Non è semplice dare una risposta a questa domanda, poiché alcune sono regolamentate dallo Stato e altre dagli enti locali, con regole che variano di volta in volta. Il principio – comprensibile – è quello di far sì che le regole siano calibrate ad hoc sulla specificità del territorio, ma il lato negativo sta nella grande confusione e difficoltà ad avere un quadro preciso della situazione. Una ricerca commissionata a Nomisma dal Sindacato italiano balneari e Fipe-Confcommercio sostiene che le concessioni in Italia siano 26.313, di cui 15.414 a uso turistico-ricreativo. Le imprese balneari – marittime, lacustri e fluviali – sono 6.592 e in alta stagione danno lavoro a circa 60mila persone, di cui 43mila con un contratto da dipendenti.

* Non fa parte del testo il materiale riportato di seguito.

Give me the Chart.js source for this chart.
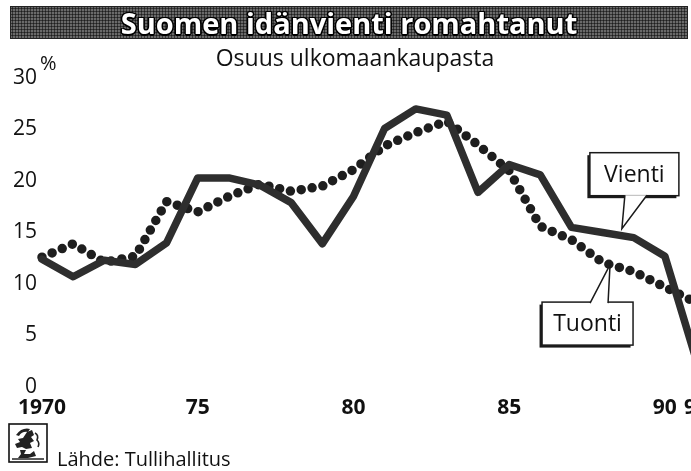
<!DOCTYPE html>
<html><head><meta charset="utf-8">
<script src="https://cdn.jsdelivr.net/npm/chart.js@4.4.1/dist/chart.umd.min.js"></script>
<style>
html,body{margin:0;padding:0;background:#fff;overflow:hidden;width:691px;height:471px;}
#wrap{position:relative;width:691px;height:471px;overflow:hidden;font-family:"Open Sans",sans-serif;color:#111;}
#c{position:absolute;left:0;top:0;}
#title{position:absolute;left:10px;top:6px;width:678px;height:33px;box-sizing:border-box;border:1px solid #222;
 background-color:#6a6a6a;background-image:radial-gradient(circle,#1e1e1e 0.9px,transparent 1.2px);background-size:3px 3px;
 color:#fff;font-weight:700;font-size:29px;line-height:31px;text-align:center;white-space:nowrap;
 text-shadow:-1px -1px 0 #000,1px -1px 0 #000,-1px 1px 0 #000,1px 1px 0 #000,0 1.5px 0 #000,1.5px 0 0 #000,0 -1.5px 0 #000,-1.5px 0 0 #000;}
#sub{position:absolute;left:0;top:42px;width:710px;text-align:center;font-size:23px;line-height:30px;white-space:nowrap;}
#pct{position:absolute;left:40px;top:49px;font-size:20px;line-height:27px;}
#src{position:absolute;left:57px;top:445px;font-size:20px;line-height:27px;white-space:nowrap;}
#icon{position:absolute;left:8px;top:423px;}
</style></head>
<body><div id="wrap">
<canvas id="c" width="720" height="471"></canvas>
<div id="title">Suomen idänvienti romahtanut</div>
<div id="sub">Osuus ulkomaankaupasta</div>
<div id="pct">%</div>
<svg id="icon" width="40" height="40" viewBox="0 0 40 40">
 <rect x="1" y="1" width="38" height="38" fill="#fff" stroke="#111" stroke-width="1.6"/>
 <path d="M8 12 Q14 4 22 6 L20 9 Q14 8 11 13 Z" fill="#222"/>
 <path d="M19 9 L24 7 L26 12 L23 14 L26 18 L22 20 L24 25 L18 26 L14 24 L9 25 L7 21 L12 19 L10 16 L15 15 Z" fill="#222"/>
 <path d="M27 10 Q31 12 29 17 Q32 20 30 24" stroke="#222" stroke-width="1.6" fill="none"/>
 <path d="M12 27 L18 27 L16 31 L22 31 L26 28 L28 33 L20 35 L10 35 L13 31 Z" fill="#222"/>
 <path d="M4 36 L36 36" stroke="#222" stroke-width="1.5"/>
</svg>
<div id="src">Lähde: Tullihallitus</div>
</div>
<script>
const years = [1970,1971,1972,1973,1974,1975,1976,1977,1978,1979,1980,1981,1982,1983,1984,1985,1986,1987,1988,1989,1990,1991];
const vienti = [12.4,10.7,12.3,11.9,14.0,20.3,20.3,19.6,17.9,13.9,18.5,25.1,27.0,26.4,18.9,21.6,20.6,15.5,15.0,14.5,12.7,2.7];
const tuonti = [12.6,13.9,12.1,12.7,18.0,17.0,18.5,19.7,19.0,19.5,21.1,23.4,24.7,25.8,23.5,21.0,15.6,14.3,12.1,11.2,9.7,8.2];
const xTickYears = [1970,1975,1980,1985,1990,1991];
const xTickLabels = ['1970','75','80','85','90','91'];
const seriesNames = ['Vienti','Tuonti'];

const FONT = 'Open Sans';

const calloutPlugin = {
  id: 'callouts',
  afterDatasetsDraw(chart) {
    const ctx = chart.ctx, xs = chart.scales.x;
    function pointAt(di, year) {
      const pts = chart.getDatasetMeta(di).data;
      const px = xs.getPixelForValue(year);
      for (let i = 0; i < pts.length - 1; i++) {
        if (px >= pts[i].x && px <= pts[i+1].x) {
          const t = (px - pts[i].x) / (pts[i+1].x - pts[i].x);
          return {x: px, y: pts[i].y + t * (pts[i+1].y - pts[i].y)};
        }
      }
      return {x: px, y: pts[pts.length-1].y};
    }
    function drawBox(l, t, w, h, text) {
      ctx.save();
      ctx.fillStyle = '#1a1a1a';
      ctx.fillRect(l - 2.5, t + 2.5, w, h);
      ctx.fillStyle = '#fff';
      ctx.fillRect(l, t, w, h);
      ctx.strokeStyle = '#1a1a1a';
      ctx.lineWidth = 1.5;
      ctx.strokeRect(l, t, w, h);
      ctx.fillStyle = '#111';
      ctx.font = '23px "' + FONT + '"';
      ctx.textAlign = 'center';
      ctx.textBaseline = 'middle';
      ctx.fillText(text, l + w / 2, t + h / 2 + 1);
      ctx.restore();
    }
    function pointer(tx, ty, ax, bx, by) {
      ctx.save();
      ctx.beginPath();
      ctx.moveTo(ax, by); ctx.lineTo(tx, ty); ctx.lineTo(bx, by); ctx.closePath();
      ctx.fillStyle = '#fff'; ctx.fill();
      ctx.beginPath();
      ctx.moveTo(ax, by); ctx.lineTo(tx, ty); ctx.lineTo(bx, by);
      ctx.strokeStyle = '#1a1a1a'; ctx.lineWidth = 1.5; ctx.stroke();
      ctx.restore();
    }
    const v = pointAt(0, 1988.62);
    drawBox(v.x - 32, v.y - 83, 89, 43, seriesNames[0]);
    pointer(v.x, v.y - 7, v.x + 3, v.x + 25, v.y - 40.5);
    const tu = pointAt(1, 1988.24);
    drawBox(tu.x - 68, tu.y + 37.5, 91, 43, seriesNames[1]);
    pointer(tu.x, tu.y, tu.x - 20, tu.x - 2, tu.y + 38.5);
  }
};

new Chart(document.getElementById('c'), {
  type: 'line',
  data: {
    datasets: [
      {label: seriesNames[0], data: years.map((y, i) => ({x: y, y: vienti[i]})),
       borderColor: '#2e2e2e', borderWidth: 7.5, pointRadius: 0, tension: 0,
       borderJoinStyle: 'round', borderCapStyle: 'round', clip: 10},
      {label: seriesNames[1], data: years.map((y, i) => ({x: y, y: tuonti[i]})),
       borderColor: '#1e1e1e', borderWidth: 9.5, pointRadius: 0, tension: 0,
       borderDash: [0, 11], borderCapStyle: 'round', borderJoinStyle: 'round', clip: 10}
    ]
  },
  options: {
    responsive: false, animation: false, devicePixelRatio: 1,
    layout: {padding: {top: 78, right: 24, left: 0, bottom: 0}},
    plugins: {legend: {display: false}, tooltip: {enabled: false}},
    scales: {
      x: {type: 'linear', min: 1970, max: 1991,
          grid: {display: false, drawTicks: false}, border: {display: false},
          afterBuildTicks: (s) => { s.ticks = xTickYears.map(v => ({value: v})); },
          afterFit: (s) => { s.height = 84; },
          ticks: {autoSkip: false, maxRotation: 0, padding: 8, color: '#111',
                  font: {family: FONT, size: 21, weight: 'bold'},
                  callback: (v, i) => xTickLabels[i]}},
      y: {min: 0, max: 30,
          grid: {display: false, drawTicks: false}, border: {display: false},
          afterFit: (s) => { s.width = 42; },
          ticks: {stepSize: 5, padding: 5, color: '#111', font: {family: FONT, size: 21}}}
    }
  },
  plugins: [calloutPlugin]
});
</script>
</body></html>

Stabilimento balneare in Sardegna

Foto Shutterstock

Cosa prevede la direttiva Bolkestein

In origine, il Codice della navigazione del 1942 non indicava una durata specifica per le concessioni balneari: si limitava a dire che, in presenza di più candidati, bisognava privilegiare chi forniva le maggiori garanzie in termini di sicurezza e tutela. Nei fatti, quello che è successo è che le concessioni sono state rinnovate pressoché in automatico, a fronte di canoni che risultano irrisori se paragonati ai guadagni.

Il Corriere della Sera parla di entrate medie annue per lo Stato che superano di poco gli 8.500 euro a concessione. Come se non bastasse, il d.l. n.400 del 1993 ha introdotto il cosiddetto “diritto di insistenza”: in pratica, assegnava quasi in automatico la proroga delle concessioni balneari ai titolari preesistenti, fatta eccezione per motivazioni gravi e straordinarie.

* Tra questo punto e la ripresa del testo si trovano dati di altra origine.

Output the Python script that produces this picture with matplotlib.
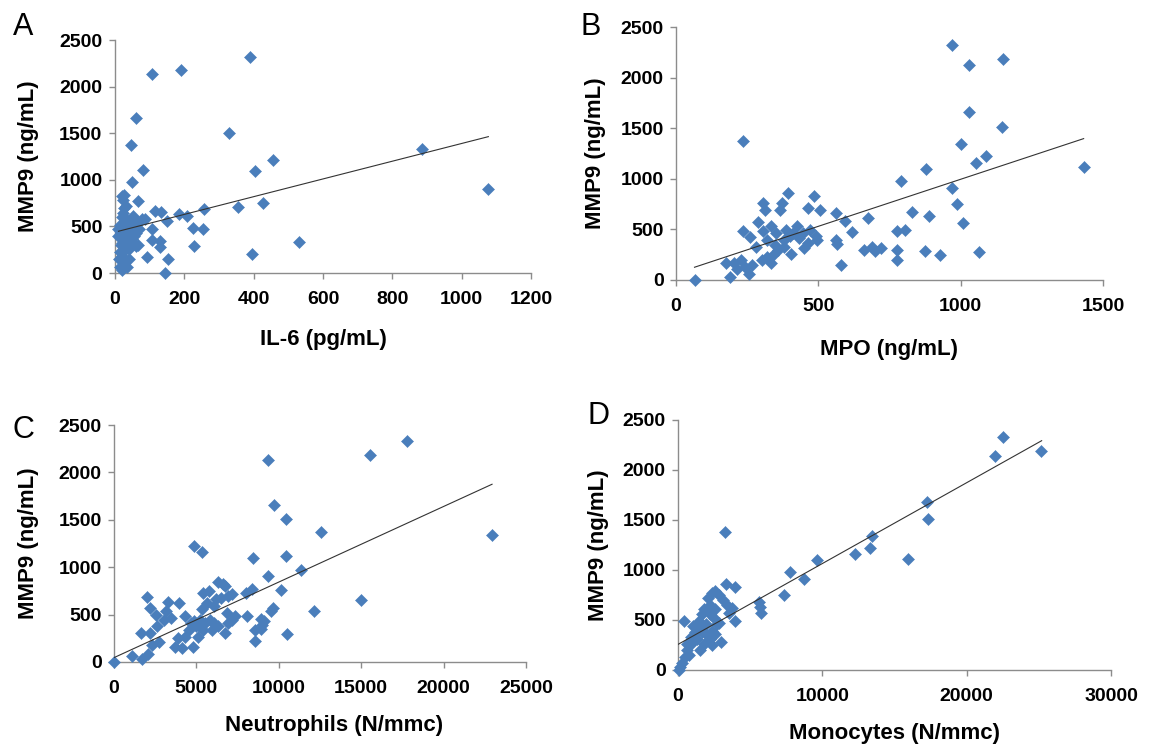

Va da sé che un sistema simile penalizzi la concorrenza. Concorrenza che ci viene imposta anche dall’Unione europea. In particolar modo con la direttiva n.2006/123/CE, meglio nota come direttiva Bolkenstein, pensata per spronare la crescita del settore dei servizi, armonizzando le norme tra uno Stato e l’altro, semplificando la burocrazia ed eliminando gli ostacoli ai potenziali operatori, in particolar modo evitando che siano discriminati perché provengono da un altro Paese. Di conseguenza, anche le spiagge vanno assegnate a seguito di gare “aperte, pubbliche e basate su criteri non discriminatori, trasparenti e oggettivi”.

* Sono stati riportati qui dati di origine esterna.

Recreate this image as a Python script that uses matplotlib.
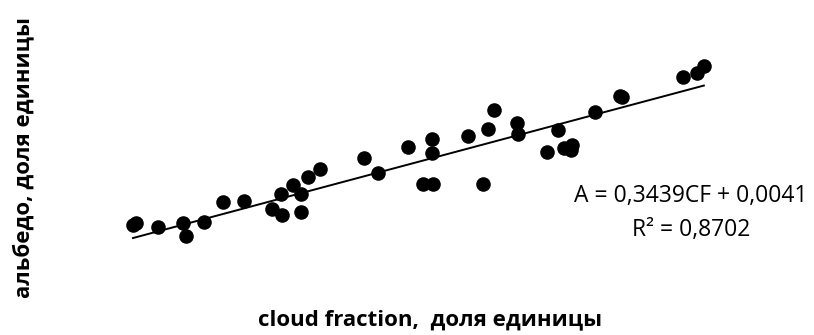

L’annosa questione della proroga delle concessioni balneari

Nonostante l’Italia abbia formalmente recepito la direttiva, i vari governi succedutisi nel corso degli anni non l’hanno mai applicata, rinnovando di volta in volta le concessioni balneari e costringendo la Commissione europea ad aprire varie procedure di infrazione. Di fatto, nessuna forza politica di maggioranza ha voluto alienarsi i favori della categoria dei balneari e di tutti i lavoratori che ruotano attorno a questo settore.

La battaglia giuridica e politica si gioca attorno al concetto di scarsità: la direttiva si applica infatti soltanto alle risorse “scarse”, cosa che ha spinto i governi ad avviare varie opere di mappatura (prolungando i tempi) per stabilire se le spiagge ricadessero in questa categoria. L’ultimo rinnovo automatico in ordine di tempo risale alla legge di bilancio approvata a dicembre 2022 dal governo di Giorgia Meloni, che proroga le concessioni fino alla fine del 2024, lasciando aperta la possibilità di allungarle di un anno.

Ma il Consiglio di Stato, il più alto grado della giustizia amministrativa, non è dello stesso parere. E con una sentenza del 30 aprile, in linea con le precedenti pronunce, ribadisce alcuni principi: le spiagge sono una risorsa scarsa (perché quelle realmente adatte al turismo sono solo una minima parte del totale) e dunque vanno messe a gara, applicando pienamente la direttiva Bolkestein. La proroga automatica fino al 31 dicembre 2024, dunque, va disapplicata. ù

Da allora, le varie amministrazioni si sono mosse in ordine sparso: se il Comune di Jesolo ha messo a gara le concessioni innescando una furiosa battaglia legale, la regione Calabria ha emanato una delibera in cui dichiara di non applicare la direttiva, perché soltanto una minoranza delle spiagge risulta assegnata.